Plus, this concerns a reissue of what appears to be a sturdy classic of Tudor studies, reviewed by the no-question highest-profile Tudor-popularizing author of, what, the last century? It's effectively an advertisement for the book being notionally reviewed. It's also of greater interest as a little sizzle reel for her next book, which I for one await with the bated breath of a hungry kenneled hound.
posted by mwhybark at 3:17 AM on March 13, 2016 [3 favorites]


The Reverend Octavius Theosophus Snark, rector of the twin parishes of Swiving Parva and Swiving Magna, stared dourly over his kedgeree at the latest edition of the London Review of Books.

"Mrs Butterbun!" he yelled. "Come here at once, if you would be so kind."

His housekeeper heard the call from deep within the pantry where she was, if not hiding, then at least waiting out the most dangerous part of the day. She knew the import of that call, and she dreaded it.

"Yes, your reverence?" she said, as brusquely as she dared, on entering the dining room.

"How long have I been taking this organ, Butterbun?" he demanded.

"The Review, sir? At least twenty years, probably more."

"Let us say twenty five, then. And in all this time, do you know what? Do y'know?"

Mrs Butterbun sighed inwardly'. She'd hoped it was just a fishbone in the kedgeree that had angered her incumbent. But she made no outward reply. None was necessary, or would even be welcome.

"I'll tell you what. In all this time they haven't published a single review of a damned book. It's all hoity-toity elites parading their damnable erudition. False colours, Butterbun, false colours!"

"Indeed it is, sir. Quite a scandal, I'd say"

"What's that? Shut up, woman. You're my housekeeper, not an accursed social commentator. Cancel my subscription at once, I will not be made a fool of by metropolitan dandy sodomites."

"At once, your reverence."

"Now then, here's the problem. What shall I read at the breakfast table?"

"I understand that the Erotic Review has a special offer for new subscribers, sir, being a set of eight etchings by that noted artist, Thomas of Finland."

"Capital! Subscribe me forthwith. And send for that new stableboy, Blenkins. Your endless prattling has stretched my patience as tight as a jockey's jodhpurs. I must seek discharge presently , lest apoplexy tarnish my appetite."

In a mere hundred years' time, thought Mrs Butterbun as she hurried away, they'll have invented the Internet, a natural haven for the Reverend, and none of this will be necessary.
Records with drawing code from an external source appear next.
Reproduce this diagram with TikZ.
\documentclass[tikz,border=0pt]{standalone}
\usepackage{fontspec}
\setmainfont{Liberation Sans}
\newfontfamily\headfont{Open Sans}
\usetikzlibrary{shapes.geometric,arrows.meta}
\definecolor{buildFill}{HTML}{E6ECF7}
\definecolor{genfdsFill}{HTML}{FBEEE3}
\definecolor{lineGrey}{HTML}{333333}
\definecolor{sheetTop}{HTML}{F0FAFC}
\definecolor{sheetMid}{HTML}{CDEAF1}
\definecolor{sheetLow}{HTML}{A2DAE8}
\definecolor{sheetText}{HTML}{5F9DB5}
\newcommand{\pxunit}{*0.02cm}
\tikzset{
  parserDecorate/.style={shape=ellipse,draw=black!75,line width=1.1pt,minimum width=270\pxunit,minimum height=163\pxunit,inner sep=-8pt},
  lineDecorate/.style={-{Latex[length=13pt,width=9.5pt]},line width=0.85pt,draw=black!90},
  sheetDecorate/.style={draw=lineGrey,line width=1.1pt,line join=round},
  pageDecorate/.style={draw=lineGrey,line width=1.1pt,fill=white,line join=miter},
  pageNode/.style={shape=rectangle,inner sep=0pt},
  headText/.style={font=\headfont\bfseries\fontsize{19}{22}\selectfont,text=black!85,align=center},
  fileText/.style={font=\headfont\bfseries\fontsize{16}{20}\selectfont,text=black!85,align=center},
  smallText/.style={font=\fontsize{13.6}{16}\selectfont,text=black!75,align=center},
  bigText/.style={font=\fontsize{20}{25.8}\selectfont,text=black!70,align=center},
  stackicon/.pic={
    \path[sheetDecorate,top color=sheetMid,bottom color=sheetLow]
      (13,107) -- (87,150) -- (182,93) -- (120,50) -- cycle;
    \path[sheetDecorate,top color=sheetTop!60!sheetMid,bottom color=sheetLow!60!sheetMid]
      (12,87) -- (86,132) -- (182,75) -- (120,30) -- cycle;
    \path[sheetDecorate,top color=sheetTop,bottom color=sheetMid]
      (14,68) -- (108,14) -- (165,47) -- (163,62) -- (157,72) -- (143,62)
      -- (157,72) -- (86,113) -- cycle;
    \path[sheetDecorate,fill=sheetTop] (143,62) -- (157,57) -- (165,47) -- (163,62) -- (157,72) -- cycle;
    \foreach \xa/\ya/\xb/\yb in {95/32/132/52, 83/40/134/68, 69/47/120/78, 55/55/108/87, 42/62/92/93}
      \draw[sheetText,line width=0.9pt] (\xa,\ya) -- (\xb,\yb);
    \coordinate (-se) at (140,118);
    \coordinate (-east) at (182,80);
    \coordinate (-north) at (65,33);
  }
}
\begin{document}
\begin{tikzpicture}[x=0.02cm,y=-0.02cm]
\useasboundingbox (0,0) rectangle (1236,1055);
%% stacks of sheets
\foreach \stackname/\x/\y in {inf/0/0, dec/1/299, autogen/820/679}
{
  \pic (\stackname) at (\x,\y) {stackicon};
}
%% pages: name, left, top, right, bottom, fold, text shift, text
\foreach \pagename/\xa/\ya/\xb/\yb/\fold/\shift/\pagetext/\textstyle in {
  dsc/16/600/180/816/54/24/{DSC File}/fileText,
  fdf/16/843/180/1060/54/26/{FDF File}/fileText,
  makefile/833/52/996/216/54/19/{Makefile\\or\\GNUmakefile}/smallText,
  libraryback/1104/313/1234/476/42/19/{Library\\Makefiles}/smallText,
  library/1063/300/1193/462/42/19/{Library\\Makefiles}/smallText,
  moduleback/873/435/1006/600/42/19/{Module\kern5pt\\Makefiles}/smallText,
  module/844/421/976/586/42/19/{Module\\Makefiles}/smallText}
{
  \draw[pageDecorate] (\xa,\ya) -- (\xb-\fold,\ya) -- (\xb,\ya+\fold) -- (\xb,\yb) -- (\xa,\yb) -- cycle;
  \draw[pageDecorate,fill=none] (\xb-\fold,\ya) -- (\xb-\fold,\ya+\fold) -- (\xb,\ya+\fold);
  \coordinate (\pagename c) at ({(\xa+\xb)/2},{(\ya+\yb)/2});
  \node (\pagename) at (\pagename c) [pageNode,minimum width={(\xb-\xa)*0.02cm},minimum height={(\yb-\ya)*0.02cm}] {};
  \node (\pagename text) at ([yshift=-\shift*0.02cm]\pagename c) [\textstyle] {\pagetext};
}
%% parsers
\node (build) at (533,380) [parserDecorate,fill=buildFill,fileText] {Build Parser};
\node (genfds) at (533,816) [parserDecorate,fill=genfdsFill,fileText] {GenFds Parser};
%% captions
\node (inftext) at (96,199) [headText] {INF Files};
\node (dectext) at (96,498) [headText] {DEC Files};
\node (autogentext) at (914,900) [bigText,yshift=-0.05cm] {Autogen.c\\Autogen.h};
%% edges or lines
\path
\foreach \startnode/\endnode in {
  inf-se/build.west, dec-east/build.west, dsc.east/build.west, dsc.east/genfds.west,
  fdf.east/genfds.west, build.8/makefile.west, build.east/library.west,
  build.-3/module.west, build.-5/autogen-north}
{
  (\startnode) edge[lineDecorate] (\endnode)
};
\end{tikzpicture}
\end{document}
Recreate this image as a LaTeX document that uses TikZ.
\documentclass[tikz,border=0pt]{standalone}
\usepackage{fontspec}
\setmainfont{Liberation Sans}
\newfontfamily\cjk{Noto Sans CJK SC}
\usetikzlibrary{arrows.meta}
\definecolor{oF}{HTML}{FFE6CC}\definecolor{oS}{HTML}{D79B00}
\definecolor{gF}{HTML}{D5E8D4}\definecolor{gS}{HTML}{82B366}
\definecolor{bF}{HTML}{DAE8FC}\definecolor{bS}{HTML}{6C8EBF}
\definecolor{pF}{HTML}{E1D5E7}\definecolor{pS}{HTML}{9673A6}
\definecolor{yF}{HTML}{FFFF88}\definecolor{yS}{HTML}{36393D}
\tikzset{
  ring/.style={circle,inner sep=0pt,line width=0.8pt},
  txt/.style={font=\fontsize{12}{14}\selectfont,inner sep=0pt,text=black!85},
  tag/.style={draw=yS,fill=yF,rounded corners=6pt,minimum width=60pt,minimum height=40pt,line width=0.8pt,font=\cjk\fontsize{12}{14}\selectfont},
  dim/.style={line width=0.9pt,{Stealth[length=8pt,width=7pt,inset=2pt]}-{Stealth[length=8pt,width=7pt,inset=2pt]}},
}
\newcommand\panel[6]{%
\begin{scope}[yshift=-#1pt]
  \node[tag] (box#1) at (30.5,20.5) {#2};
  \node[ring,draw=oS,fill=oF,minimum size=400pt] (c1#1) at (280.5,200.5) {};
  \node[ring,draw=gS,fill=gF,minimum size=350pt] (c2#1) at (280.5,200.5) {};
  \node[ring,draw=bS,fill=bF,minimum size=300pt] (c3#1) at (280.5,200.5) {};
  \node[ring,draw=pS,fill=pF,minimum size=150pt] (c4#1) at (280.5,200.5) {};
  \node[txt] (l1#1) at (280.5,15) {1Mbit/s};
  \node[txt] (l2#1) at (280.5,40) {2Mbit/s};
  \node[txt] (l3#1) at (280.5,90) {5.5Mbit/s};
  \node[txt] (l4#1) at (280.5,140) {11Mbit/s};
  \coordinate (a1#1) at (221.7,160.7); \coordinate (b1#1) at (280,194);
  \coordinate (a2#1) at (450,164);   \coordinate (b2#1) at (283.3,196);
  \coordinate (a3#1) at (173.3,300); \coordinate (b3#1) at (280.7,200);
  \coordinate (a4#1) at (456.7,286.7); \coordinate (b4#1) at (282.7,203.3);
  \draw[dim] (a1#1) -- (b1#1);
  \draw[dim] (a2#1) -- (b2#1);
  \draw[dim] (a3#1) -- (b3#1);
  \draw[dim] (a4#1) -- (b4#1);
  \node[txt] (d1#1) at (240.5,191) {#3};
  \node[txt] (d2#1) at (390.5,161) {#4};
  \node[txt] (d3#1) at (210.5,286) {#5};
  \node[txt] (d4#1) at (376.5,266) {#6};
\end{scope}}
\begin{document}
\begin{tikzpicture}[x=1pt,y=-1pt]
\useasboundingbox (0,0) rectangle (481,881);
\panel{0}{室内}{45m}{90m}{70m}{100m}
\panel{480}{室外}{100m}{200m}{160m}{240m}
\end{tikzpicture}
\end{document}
Oh, make it soon, make it soon...

"BUTTERBUN! THERE'S A BONE IN MY DAMN KEDGEREE!"

Not soon enough.
posted by Devonian at 6:51 AM on March 13, 2016 [25 favorites]


Mod note: Segundus, you don't like the piece, you've made your point; let other people who want to discuss it discuss it.
posted by Eyebrows McGee (staff) at 9:23 AM on March 13, 2016 [1 favorite]


Gunn is now a senior figure in Tudor studies, but this book was first published in 1988. The new edition is handsomely produced and illustrated, but the text is of specialist interest; it is only on painstaking work like this that narratives can confidently be built. It results from work in the archives which will not need to be repeated, and is devoted quite properly to the details of the duke’s labyrinthine property dealings, lawsuits and household matters, with the political backdrop sketched in only lightly. As close work with the documents, it’s hard to see how it could be done better. Gunn points to the gaps in the evidence and is not tempted to fill them by speculation. The book is never picturesque. You have to bring your own Tudor.
Which is not faint praise coming from a great novelist whose work turns on an axis of narratives confidently built -- and no one can bring the Tudor like Mantel.
posted by jamjam at 7:05 PM on March 13, 2016 [4 favorites]


Thanks for the link. My wife loves all things that bring the Tudor.